The result, by the time regulatory changes closed off these mortgages, was about $60 billion in high risk mortgages for which the Government of Canada was on the hook. So when Minister Flaherty announced a $25 billion IMPP program last fall, and when the program was eventually expanded to $125 billion in the January budget, its aim was clearly to provide banks with increased liquidity by taking these obviously risky assets off of their books.

What wasn't said at the time, either by the government (hardly surprising) but by the opposition parties as well, was that this was a problem of the Tories' own design. By encouraging new entrants and providing guarantees, they had assured tha all providers would have to insure risky mortgages if they were to remain competitive. It is not surprising then that the uptake on CMHC purchases roughly equals the total of high-risk mortgages that were made.

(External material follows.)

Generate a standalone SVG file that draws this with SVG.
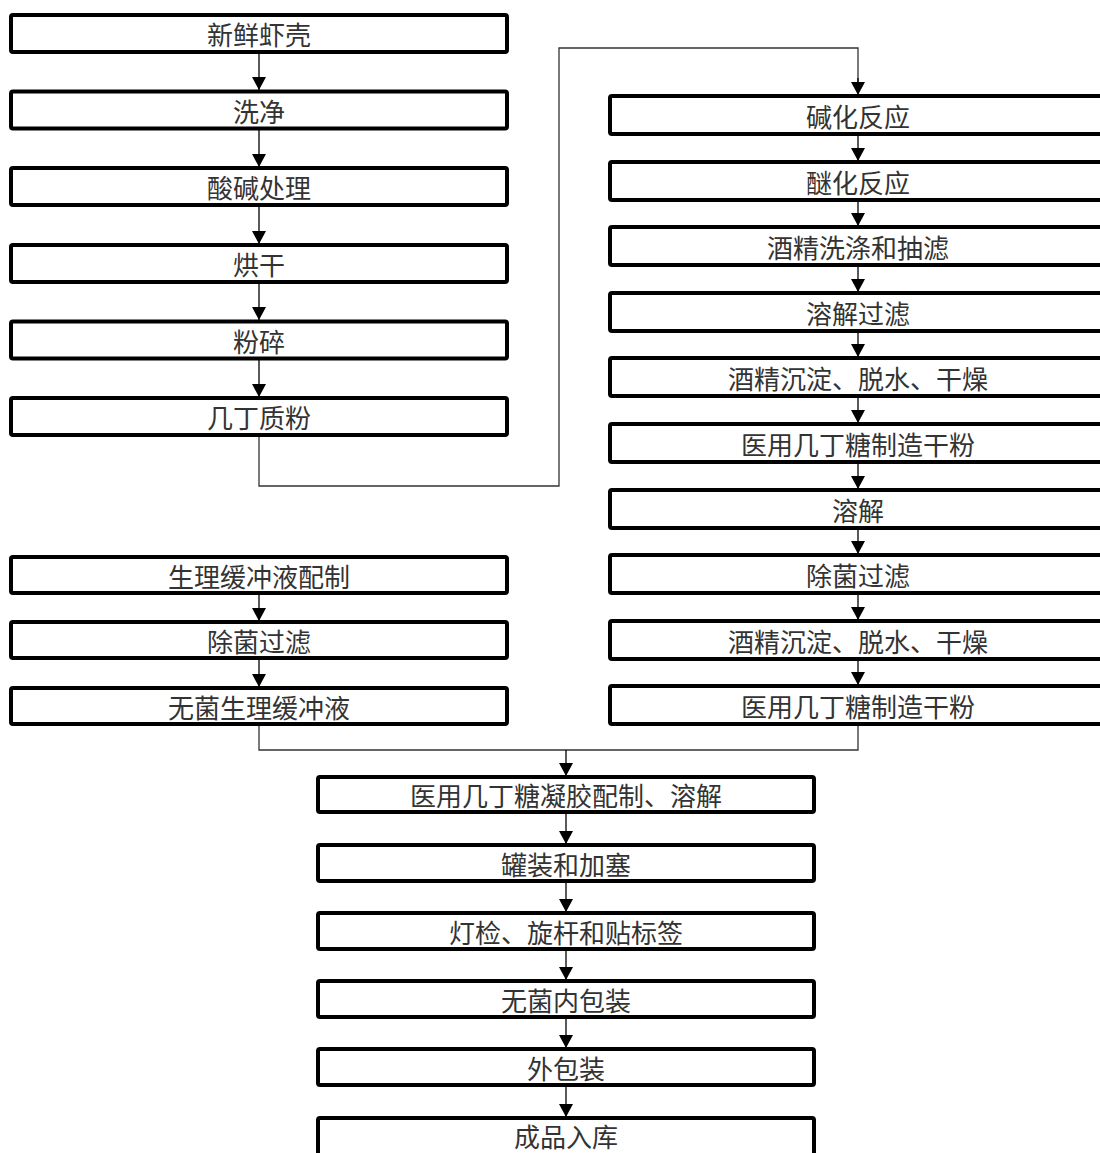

And the Harper government has been appallingly dishonest about this. Because it purchased these assets through a reverse auction process, it can claim that these discounted instruments will provide an excellent rate of return to the federal coffers. But this is only if the assets continue to perform, and presumably the banks sold them at a discount because of concerns that they would not do so. Moreover, the claim that this initiative was "revenue neutral" was used by the Conservatives to keep the program off the books and the government unaccountable to Parliament for this money.

What is even more disturbing is that none of the opposition parties have called the Harper government to task for this. Though it is a reasonably complex issue, it is nonetheless something Canadians need to understand and to hold their government to account for, both in Parliament, and soon, it can be hoped, at the ballot box.